I suspect you're using "vibe" informally, but it is a good word to think about. Epicurus rejected the idea of there being a "harmony" of the spheres (Lucretius specifically addresses that) because such ideas presume some kind of supernatural creative and guiding force behind the universe. Ultimately and regardless of how the modern stoics try to rebake the cake, Stoicism makes sense only if you take the position that there is an ultimate divine force that justifies the pursuit of "virtue" as the ultimate goal.
That's why I think when you drill down to brass tacks, and you eliminate concerns about the supernatural as Epicurus did, you then realize that everything worth having is going to come to you - if at all - in this life, because there is no other.

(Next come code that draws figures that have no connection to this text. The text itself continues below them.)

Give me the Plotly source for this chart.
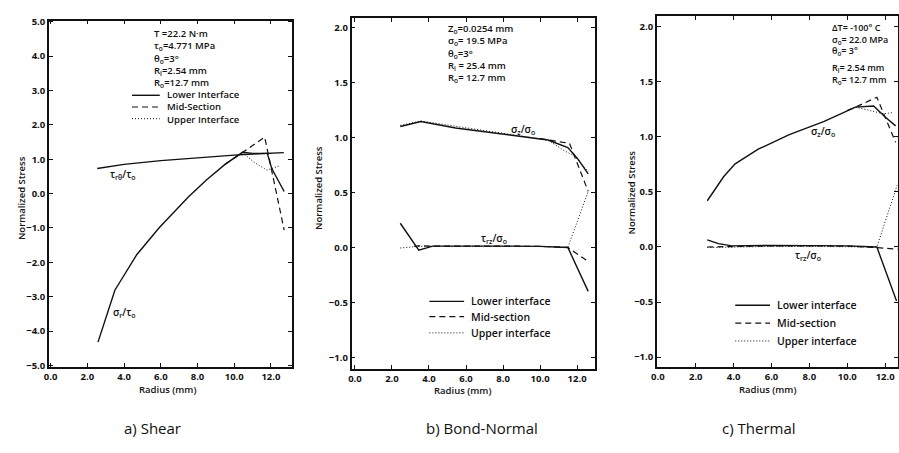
import plotly.graph_objects as go

W, H = 899, 453

# ---------------- data ----------------
# Panel a) Shear
A_R_TAU = [2.54, 4.0, 6.0, 8.0, 10.0, 11.0, 12.0, 12.7]
A_TAU = [0.73, 0.85, 0.96, 1.05, 1.12, 1.15, 1.17, 1.19]
A_R_SIG_LOWER = [2.58, 3.5, 3.8, 4.7, 5.9, 6.8, 7.5, 8.5, 9.5, 10.45, 11.0, 11.8, 12.05, 12.72]
A_SIG_LOWER = [-4.32, -2.81, -2.55, -1.77, -1.0, -0.5, -0.1, 0.4, 0.85, 1.2, 1.17, 1.17, 0.72, 0.06]
A_R_SIG_MID = [9.5, 10.45, 11.66, 12.72]
A_SIG_MID = [0.85, 1.2, 1.64, -1.06]
A_R_SIG_UPPER = [9.5, 10.45, 11.08, 11.78, 12.43]
A_SIG_UPPER = [0.85, 1.2, 0.91, 0.68, 0.80]

# Panel b) Bond-Normal
B_R_SIG_LOWER = [2.45, 3.56, 5.44, 7.93, 10.43, 11.5, 12.04, 12.6]
B_SIG_LOWER = [1.10, 1.146, 1.087, 1.03, 0.977, 0.908, 0.805, 0.67]
B_R_SIG_MID = [10.0, 10.43, 11.59, 12.6]
B_SIG_MID = [0.99, 0.977, 0.947, 0.51]
B_R_SIG_UPPER = [2.45, 3.56, 10.43, 11.3, 11.84, 12.6]
B_SIG_UPPER = [1.11, 1.15, 0.977, 0.88, 0.835, 0.69]
B_R_TAU_LOWER = [2.45, 3.45, 4.2, 6.0, 8.0, 10.0, 11.5, 12.6]
B_TAU_LOWER = [0.22, -0.024, 0.012, 0.015, 0.012, 0.01, 0.0, -0.40]
B_R_TAU_MID = [3.2, 3.45, 4.2, 6.0, 8.0, 10.0, 11.5, 12.6]
B_TAU_MID = [0.01, 0.015, 0.012, 0.015, 0.012, 0.01, 0.0, -0.128]
B_R_TAU_UPPER = [2.45, 3.45, 4.2, 6.0, 8.0, 10.0, 11.5, 12.6]
B_TAU_UPPER = [-0.005, 0.01, 0.01, 0.012, 0.01, 0.008, 0.0, 0.51]

# Panel c) Thermal
C_R_SIG_LOWER = [2.61, 3.48, 4.08, 5.3, 6.94, 8.78, 10.43, 11.39, 12.0, 12.55]
C_SIG_LOWER = [0.42, 0.64, 0.755, 0.888, 1.02, 1.14, 1.27, 1.28, 1.18, 1.10]
C_R_SIG_MID = [10.0, 10.43, 11.56, 12.55]
C_SIG_MID = [1.24, 1.27, 1.36, 0.95]
C_R_SIG_UPPER = [10.0, 10.43, 11.91, 12.4]
C_SIG_UPPER = [1.24, 1.27, 1.21, 1.22]
C_R_TAU_LOWER = [2.61, 3.2, 3.9, 6.0, 8.0, 10.0, 11.56, 12.6]
C_TAU_LOWER = [0.065, 0.03, 0.01, 0.015, 0.012, 0.01, 0.0, -0.49]
C_R_TAU_MID = [2.61, 4.0, 6.0, 8.0, 10.0, 11.56, 12.7]
C_TAU_MID = [0.0, 0.005, 0.01, 0.01, 0.008, -0.005, -0.02]
C_R_TAU_UPPER = [2.61, 4.0, 6.0, 8.0, 10.0, 11.56, 12.65]
C_TAU_UPPER = [-0.005, 0.0, 0.005, 0.005, 0.005, 0.0, 0.57]

X_TICKS = [0.0, 2.0, 4.0, 6.0, 8.0, 10.0, 12.0]
A_Y_TICKS = [-5.0, -4.0, -3.0, -2.0, -1.0, 0.0, 1.0, 2.0, 3.0, 4.0, 5.0]
BC_Y_TICKS = [-1.0, -0.5, 0.0, 0.5, 1.0, 1.5, 2.0]

LEGEND_NAMES_A = ["Lower Interface", "Mid-Section", "Upper Interface"]
LEGEND_NAMES_BC = ["Lower interface", "Mid-section", "Upper interface"]

PARAMS_A = ["T =22.2 N·m", "τ<sub>o</sub>=4.771 MPa", "θ<sub>o</sub>=3°",
            "R<sub>i</sub>=2.54 mm", "R<sub>o</sub>=12.7 mm"]
PARAMS_B = ["Z<sub>o</sub>=0.0254 mm", "σ<sub>o</sub>= 19.5 MPa", "θ<sub>o</sub>=3°",
            "R<sub>i</sub> = 25.4 mm", "R<sub>o</sub>= 12.7 mm"]
PARAMS_C1 = ["ΔT= -100° C", "σ<sub>o</sub>= 22.0 MPa", "θ<sub>o</sub>= 3°"]
PARAMS_C2 = ["R<sub>i</sub>= 2.54 mm", "R<sub>o</sub>= 12.7 mm"]

# ---------------- styles ----------------
FONT = "Open Sans"
BLACK = "#111111"
STY = {
    "lower": dict(color=BLACK, width=1.4, dash="solid"),
    "mid": dict(color=BLACK, width=1.2, dash="6px,4px"),
    "upper": dict(color=BLACK, width=1.0, dash="1px,2px"),
}
KINDS = ["lower", "mid", "upper"]

fig = go.Figure()


def add(xs, ys, kind, axn):
    fig.add_trace(go.Scatter(
        x=xs, y=ys, mode="lines", line=STY[kind], showlegend=False,
        hoverinfo="skip",
        xaxis="x" if axn == 1 else f"x{axn}",
        yaxis="y" if axn == 1 else f"y{axn}",
    ))


# panel a
add(A_R_SIG_UPPER, A_SIG_UPPER, "upper", 1)
add(A_R_SIG_MID, A_SIG_MID, "mid", 1)
add(A_R_TAU, A_TAU, "lower", 1)
add(A_R_SIG_LOWER, A_SIG_LOWER, "lower", 1)
# panel b
add(B_R_SIG_UPPER, B_SIG_UPPER, "upper", 2)
add(B_R_SIG_MID, B_SIG_MID, "mid", 2)
add(B_R_SIG_LOWER, B_SIG_LOWER, "lower", 2)
add(B_R_TAU_UPPER, B_TAU_UPPER, "upper", 2)
add(B_R_TAU_MID, B_TAU_MID, "mid", 2)
add(B_R_TAU_LOWER, B_TAU_LOWER, "lower", 2)
# panel c
add(C_R_SIG_UPPER, C_SIG_UPPER, "upper", 3)
add(C_R_SIG_MID, C_SIG_MID, "mid", 3)
add(C_R_SIG_LOWER, C_SIG_LOWER, "lower", 3)
add(C_R_TAU_UPPER, C_TAU_UPPER, "upper", 3)
add(C_R_TAU_MID, C_TAU_MID, "mid", 3)
add(C_R_TAU_LOWER, C_TAU_LOWER, "lower", 3)


def px(x):
    return x / W


def py(y):
    return 1 - y / H


tickfont = dict(family=FONT, size=9.5, color=BLACK, weight=700)


def axis_common():
    return dict(showline=True, linecolor=BLACK, linewidth=1.6, mirror="allticks",
                ticks="inside", ticklen=4, tickwidth=1.2, tickcolor=BLACK,
                showgrid=False, zeroline=False, tickfont=tickfont,
                tickformat=".1f", fixedrange=True)


# domains (pixels) -> paper
PANELS = [
    # (left, right, top, bottom, xrange, yrange, yticks)
    (43.3, 288.3, 15.0, 369.5, [-0.09, 13.15], [-5.03, 5.03], A_Y_TICKS),
    (348.3, 593.3, 12.0, 371.7, [-0.18, 12.95], [-1.103, 2.09], BC_Y_TICKS),
    (656.0, 898.5, 10.0, 370.0, [-0.05, 12.65], [-1.09, 2.10], BC_Y_TICKS),
]

layout_axes = {}
for i, (l, r, t, b, xr, yr, yt) in enumerate(PANELS, start=1):
    xa = axis_common()
    xa.update(domain=[px(l), px(r)], range=xr, tickvals=X_TICKS,
              anchor="y" if i == 1 else f"y{i}")
    ya = axis_common()
    ya.update(domain=[py(b), py(t)], range=yr, tickvals=yt,
              anchor="x" if i == 1 else f"x{i}")
    layout_axes["xaxis" if i == 1 else f"xaxis{i}"] = xa
    layout_axes["yaxis" if i == 1 else f"yaxis{i}"] = ya

annotations = []
shapes = []


def text(s, x, y, size=10, xanchor="left", angle=0, weight=600, yanchor="middle"):
    annotations.append(dict(
        text=s, x=px(x), y=py(y), xref="paper", yref="paper",
        xanchor=xanchor, yanchor=yanchor, showarrow=False, textangle=angle,
        align="left", font=dict(family=FONT, size=size, color=BLACK, weight=weight),
    ))


def data_text(s, x, y, axn, size=10):
    annotations.append(dict(
        text=s, x=x, y=y,
        xref="x" if axn == 1 else f"x{axn}",
        yref="y" if axn == 1 else f"y{axn}",
        xanchor="center", yanchor="middle", showarrow=False,
        font=dict(family=FONT, size=size, color=BLACK, weight=600),
    ))


def legend_samples(x0, x1, ys):
    for kind, y in zip(KINDS, ys):
        st = STY[kind]
        shapes.append(dict(type="line", xref="paper", yref="paper",
                           x0=px(x0), x1=px(x1), y0=py(y), y1=py(y),
                           line=dict(color=BLACK, width=st["width"], dash=st["dash"])))


# parameter blocks (one multi-line text each)
text("<br>".join(PARAMS_A), 147, 53.5, 9.5)
text("<br>".join(PARAMS_B), 443, 48.5, 9.5)
text("<br>".join(PARAMS_C1), 830, 34.0, 9)
text("<br>".join(PARAMS_C2), 830, 69.5, 9)

# legends
legend_samples(127, 155, [91.5, 103.5, 115.5])
text("<br>".join(LEGEND_NAMES_A), 160, 103.8, 9.5)
legend_samples(426.7, 461.7, [302.7, 318.3, 335.0])
for name, y in zip(LEGEND_NAMES_BC, [302.7, 318.3, 335.0]):
    text(name, 466.5, y, 10.5)
legend_samples(735, 770, [306.7, 325.0, 343.3])
for name, y in zip(LEGEND_NAMES_BC, [306.7, 325.0, 343.3]):
    text(name, 775, y, 10.5)

# curve labels
data_text("τ<sub>rθ</sub>/τ<sub>o</sub>", 3.95, 0.55, 1)
data_text("σ<sub>r</sub>/τ<sub>o</sub>", 4.0, -3.47, 1)
data_text("σ<sub>z</sub>/σ<sub>o</sub>", 9.1, 1.07, 2)
data_text("τ<sub>rz</sub>/σ<sub>o</sub>", 7.49, 0.08, 2)
data_text("σ<sub>z</sub>/σ<sub>o</sub>", 8.7, 1.05, 3)
data_text("τ<sub>rz</sub>/σ<sub>o</sub>", 7.9, -0.075, 3)

# axis titles
for (x, y) in [(15, 197), (315, 187), (630, 191)]:
    text("Normalized Stress", x, y, 9.5, xanchor="center", angle=-90)
for (x, y) in [(163, 393), (460, 394), (767, 393)]:
    text("Radius (mm)", x, y, 9.5, xanchor="center")

# captions
text("a) Shear", 148, 433, 15, xanchor="center", weight=500)
text("b) Bond-Normal", 480, 433, 15, xanchor="center", weight=500)
text("c) Thermal", 759, 433, 15, xanchor="center", weight=500)

fig.update_layout(
    width=W, height=H, margin=dict(l=0, r=0, t=0, b=0),
    paper_bgcolor="white", plot_bgcolor="white",
    showlegend=False, annotations=annotations, shapes=shapes,
    **layout_axes,
)

fig.write_html("out.html")
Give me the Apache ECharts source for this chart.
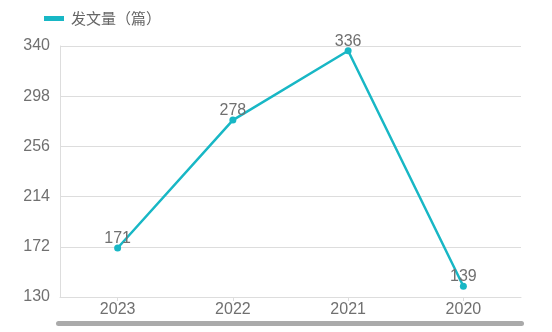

One of the most difficult hurdles to overcome is that of seeing that the Stoics and others are misrepresenting Epicurus in accusing him of equating "pleasure" with "sex, drugs, and rock and roll."
Epicurean philosophy is very clear that if you are alive and experiencing anything at all, what you are experiencing should be viewed as either pleasure or pain. That means that all experiences of life which are not explicitly painful fall within the term "pleasure," and that includes everything worthwhile and meaningful in life, not just sensual pleasure, but all the art and literature and wisdom and nobility that the Stoics want to claim for themselves but which they at at same time hold to consider merely preferable or to be indifferent about, all for the sake of the ambiguous word "virtue."
Epicurean philosophy incorporates the benefits of stoicism (including appreciation of calmness of mind and the need for work and exertion and reason-based action) by recognizing that we sometimes choose pain in order to obtain a greater pleasure. In sum, Epicurean philosophy provides what some see as the benefits of stoicism, but explains the reasoning and full analysis properly, in terms of all of the desirable aspects of life as constituting pleasure, which provides a sound basis for a complete approach to life that is consistent with a totally natural universe.